Inspired by her work in a center for people with disabilities, Martin became interested in how brain machine interface (BMI) systems could help people with mobility issues to express themselves creatively. Using electroencephalography, a technique for recording and interpreting the electrical activity of the brain, and robotic arms, her project would allow people to paint by using mental commands.

Through independent research, Martin discovered the Vision Lab’s research with BMI and looked to learn more. Setting her sights on working in the Vision Lab, Martin created and presented a research plan to Asari, leading to an internship completing meaningful research for her science fair project. 

The Vision Lab works to develop new algorithms for real-time applications, where the main goal is to invent new technology in various areas, such as signal processing, pattern recognition, aerial imagery analysis, among others. The space allows students and employees to collaborate on projects. The Vision Lab has built relationships with universities worldwide, businesses, and the U.S. Armed Forces. With these resources and the enthusiastic participation of the lab’s researchers, Martin was granted an exceptional opportunity to learn and advance her research. 

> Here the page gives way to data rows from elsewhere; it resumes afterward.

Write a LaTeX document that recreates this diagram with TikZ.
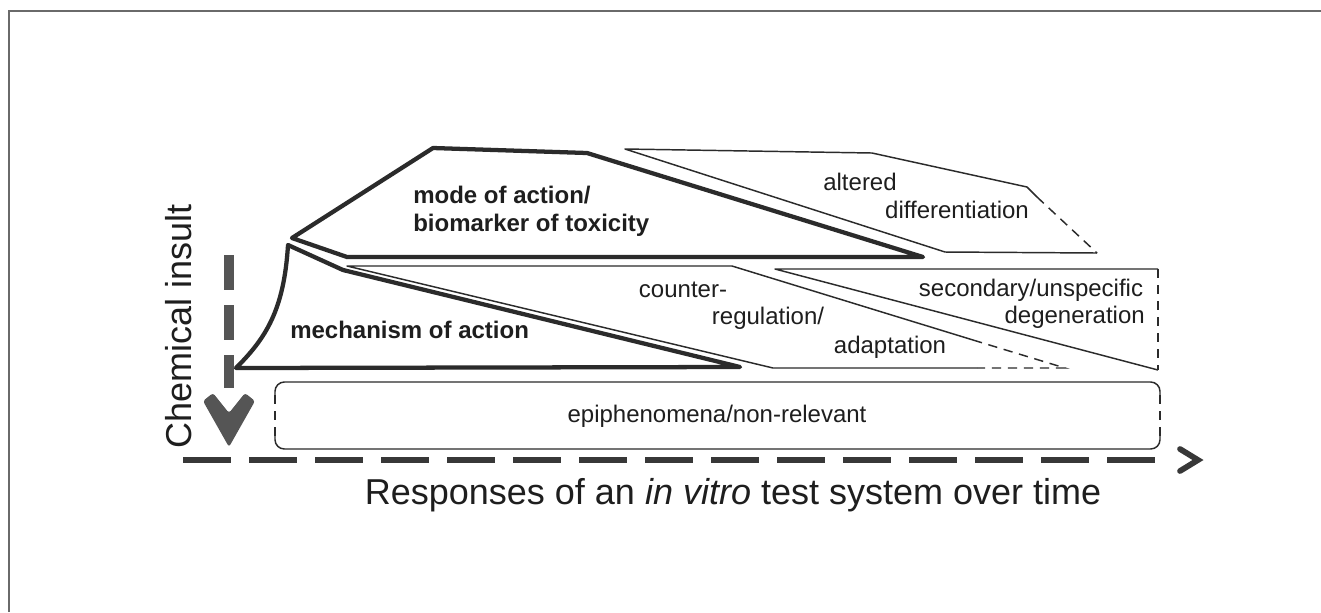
\documentclass[tikz,border=0pt]{standalone}
\usepackage{fontspec}
\setmainfont{Liberation Sans}
\definecolor{linegray}{HTML}{2B2B2B}
\definecolor{txt}{HTML}{1E1E1E}
\definecolor{framegray}{HTML}{6A6A6A}
\definecolor{axisgray}{HTML}{383838}
\definecolor{vgray}{HTML}{555555}
\begin{document}
\begin{tikzpicture}[x=0.75pt,y=-0.75pt,
  thickline/.style={draw=linegray, line width=3.2pt, line join=round},
  thinline/.style={draw=linegray, line width=1.1pt, line join=round},
  thindash/.style={draw=linegray, line width=1.1pt, dash pattern=on 7pt off 5pt},
  lbl/.style={font=\fontsize{18}{21}\selectfont, text=txt, inner sep=0pt},
  blbl/.style={font=\fontsize{18}{21}\selectfont\bfseries, text=txt, inner sep=0pt, align=left},
  big/.style={font=\fontsize{27}{32}\selectfont, text=txt, inner sep=0pt},
  axisline/.style={draw=axisgray, line width=4.2pt},
  vline/.style={draw=vgray, line width=7.5pt}]
\useasboundingbox (0,0) rectangle (1321,612);
\fill[white] (0,0) rectangle (1321,612);
\draw[framegray, line width=1.5pt] (9,612) -- (9,11) -- (1321,11);

% mode of action polygon
\draw[thickline] (292,238) -- (433,148) -- (587,153) -- (923,257) -- (347,257) -- cycle;
% mechanism of action polygon
\draw[thickline] (288,245) -- (343,270) -- (740,367) -- (236,368) .. controls (266,338) and (284,310) .. cycle;

% altered differentiation polygon
\draw[thinline] (1037,197) -- (1027,187) -- (872,153) -- (625,149) -- (945,252) -- (1097,253);
\draw[thindash] (1037,197) -- (1097,253);

% counter-regulation polygon
\draw[thinline] (973,340) -- (732,266) -- (347,266) -- (773,368) -- (977,368);
\draw[thindash] (973,340) -- (1065,368) -- (977,368);

% secondary degeneration triangle
\draw[thinline] (1158,370) -- (775,269) -- (1158,269);
\draw[thindash] (1158,269) -- (1158,370);

% epiphenomena box
\draw[thinline, rounded corners=7pt] (275,395) -- (275,382) -- (1160,382) -- (1160,395);
\draw[thinline, rounded corners=7pt] (275,436) -- (275,449) -- (1160,449) -- (1160,436);
\draw[thindash] (275,395) -- (275,436);
\draw[thindash] (1160,395) -- (1160,436);

% axes
\coordinate (xs) at (183,460);
\coordinate (xe) at (1158,460);
\coordinate (xt) at (1198,460);
\draw[axisline, dash pattern=on 36pt off 13.5pt] (xs) -- (xe);
\draw[axisline, line width=4.3pt, line join=miter, line cap=round] (1180,449) -- (xt) -- (1180,471);

\coordinate (ys) at (229,255);
\coordinate (ye) at (229,388);
\coordinate (yt) at (229,447);
\draw[vline, dash pattern=on 26.25pt off 11.25pt] (ys) -- (ye);
\fill[vgray, rounded corners=2pt] (203,401) -- (213,393) -- (229,413) -- (245,393) -- (255,401) -- (yt) -- cycle;

% labels
\node[blbl, anchor=west] (mode) at (413,211) {mode of action/\\biomarker of toxicity};
\node[blbl, anchor=west] (mech) at (290,330) {mechanism of action};
\node[lbl] (alt1) at (860,182) {altered};
\node[lbl] (alt2) at (957,210) {differentiation};
\node[lbl] (cr1) at (683,290) {counter-};
\node[lbl] (cr2) at (768,318) {regulation/};
\node[lbl] (cr3) at (890,347) {adaptation};
\node[lbl] (sec1) at (1031,290) {secondary/unspecific};
\node[lbl, anchor=east] (sec2) at (1145,317) {degeneration};
\node[lbl] (epi) at (717,416) {epiphenomena/non-relevant};
\node[big, rotate=90] (chem) at (179,326) {Chemical insult};
\node[big] (resp) at (733,495) {Responses of an \textit{in vitro} test system over time};
\end{tikzpicture}
\end{document}
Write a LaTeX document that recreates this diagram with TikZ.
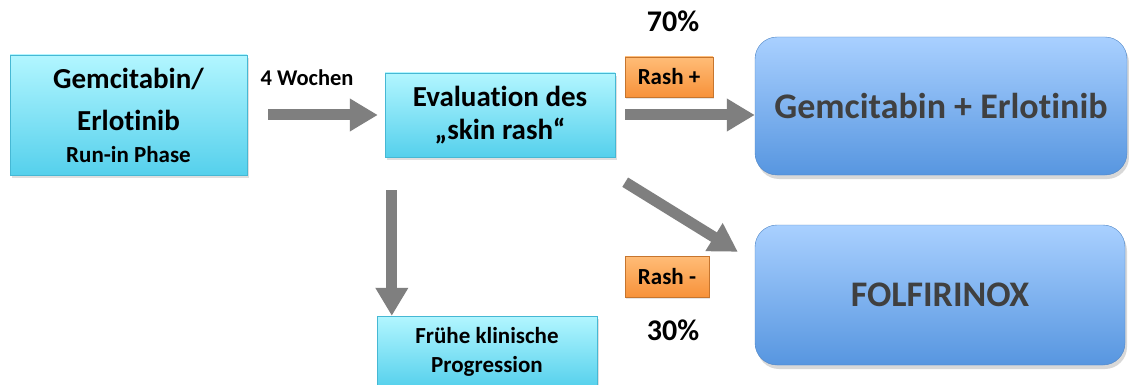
\documentclass[tikz,border=0pt]{standalone}
\usepackage{fontspec}
\setmainfont{Carlito}[Ligatures=NoCommon]
\usetikzlibrary{arrows.meta, shadows}
\definecolor{cyantop}{HTML}{B2F6FF}
\definecolor{cyanbot}{HTML}{55D0EC}
\definecolor{cyanline}{HTML}{46B8D4}
\definecolor{orangetop}{HTML}{FFBC77}
\definecolor{orangebot}{HTML}{F7923A}
\definecolor{bluetop}{HTML}{A9D0FF}
\definecolor{bluebot}{HTML}{5796E0}
\definecolor{blueline}{HTML}{4F86C6}
\definecolor{arrowgray}{HTML}{7F7F7F}
\definecolor{darktext}{HTML}{404040}
\tikzset{
  cyan box/.style={
    draw=cyanline,
    top color=cyantop,
    bottom color=cyanbot,
    drop shadow={opacity=0.25, shadow xshift=2pt, shadow yshift=-3pt},
    align=center,
    inner sep=0pt,
  },
  rash box/.style={
    draw=orangebot!80!black,
    top color=orangetop,
    bottom color=orangebot,
    drop shadow={opacity=0.2, shadow xshift=1pt, shadow yshift=-2pt},
    font=\bfseries\fontsize{23}{26}\selectfont,
    inner sep=0pt,
  },
  arm box/.style={
    rounded corners=22pt,
    draw=blueline,
    top color=bluetop,
    bottom color=bluebot,
    drop shadow={opacity=0.3, shadow xshift=2pt, shadow yshift=-4pt},
    text=darktext,
    font=\bfseries\fontsize{36}{40}\selectfont,
    inner sep=0pt,
  },
  flow arrow/.style={
    draw=arrowgray,
    line width=11pt,
    -{Triangle[width=31pt, length=28pt]},
  },
  share/.style={font=\bfseries\fontsize{30}{34}\selectfont},
}

\begin{document}
\begin{tikzpicture}[x=1pt, y=-1pt]
  \clip (0,0) rectangle (1129,385);
  \fill[white] (0,0) rectangle (1129,385);

  \node[cyan box, minimum width=237pt, minimum height=120pt,
        font=\bfseries\fontsize{29}{42}\selectfont] (runin) at (128.5,115)
    {Gemcitabin/\\Erlotinib\\[-10pt]\fontsize{23}{28}\selectfont Run-in Phase};
  \node[cyan box, minimum width=230pt, minimum height=84pt,
        font=\bfseries\fontsize{29}{33}\selectfont] (eval) at (500,115)
    {Evaluation des\\„skin rash“};
  \node[cyan box, minimum width=220pt, minimum height=72pt,
        font=\bfseries\fontsize{23}{29}\selectfont] (early) at (487,352)
    {Frühe klinische\\Progression};

  \node[rash box, minimum width=88pt, minimum height=40pt] (rashpos) at (669,77) {Rash +};
  \node[rash box, minimum width=84pt, minimum height=41pt] (rashneg) at (667,276.5) {Rash -};

  \node[arm box, minimum width=372pt, minimum height=138pt] (gemerl) at (941,106) {Gemcitabin + Erlotinib};
  \node[arm box, minimum width=370pt, minimum height=140pt] (folf) at (940,295) {FOLFIRINOX};

  \node[font=\bfseries\fontsize{22.5}{26}\selectfont] (weeks) at (307,78) {4 Wochen};
  \node[share] (pos) at (673,21) {70\%};
  \node[share] (neg) at (673,330) {30\%};

  \draw[flow arrow, shorten <=21pt, shorten >=7pt] (runin.east) -- (eval.west);
  \draw[flow arrow, shorten <=10pt] (eval.east) -- (eval.east -| gemerl.west);
  \draw[flow arrow, shorten <=33pt] ([xshift=7pt]eval.south west) -- ([xshift=7pt]eval.south west |- early.north);
  \draw[flow arrow] ([xshift=10pt, yshift=-25pt]eval.south east) -- ([xshift=-17pt, yshift=-27pt]folf.north west);
\end{tikzpicture}
\end{document}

Martin’s project stemmed from ongoing BMI research; her extension of the project allows for new applications to encode and optimize new control signals. Projects like this will eventually aid in improving the independence of those with disabilities. 

Martin went on to win several awards for her BMI robotic system, including the Naval Science Award and first place prizes from the Association of Mechanical Engineering and Institute of Electrical and Electronics Engineers. Furthermore, this project propelled Martin into an internship at Wright-Patterson Air Force Base. 

Martin holds this project as a starting point for future success. From here, she hopes to major in electrical and computer engineering with a focus in neuroscience, eventually using her skills to reduce limitations for people with disabilities.

Above all, Martin learned a new level of dedication through her research at the Vision Lab.  “The countless hours I spent completing this project showed me that my goals are achievable,” she said.  “I now know that whatever challenges come my way can be overcome with determination and effort.”

Martin’s project has further application to encode human thoughts into text on a screen or synthetic speech, furthering the Vision Lab’s mission of invention, innovation, and inspiration.  

“Ashley’s developmental efforts in this project demonstrated her sincerity, diligence, and motivation,” Asari said. “She has an excellent future in engineering ahead of her.”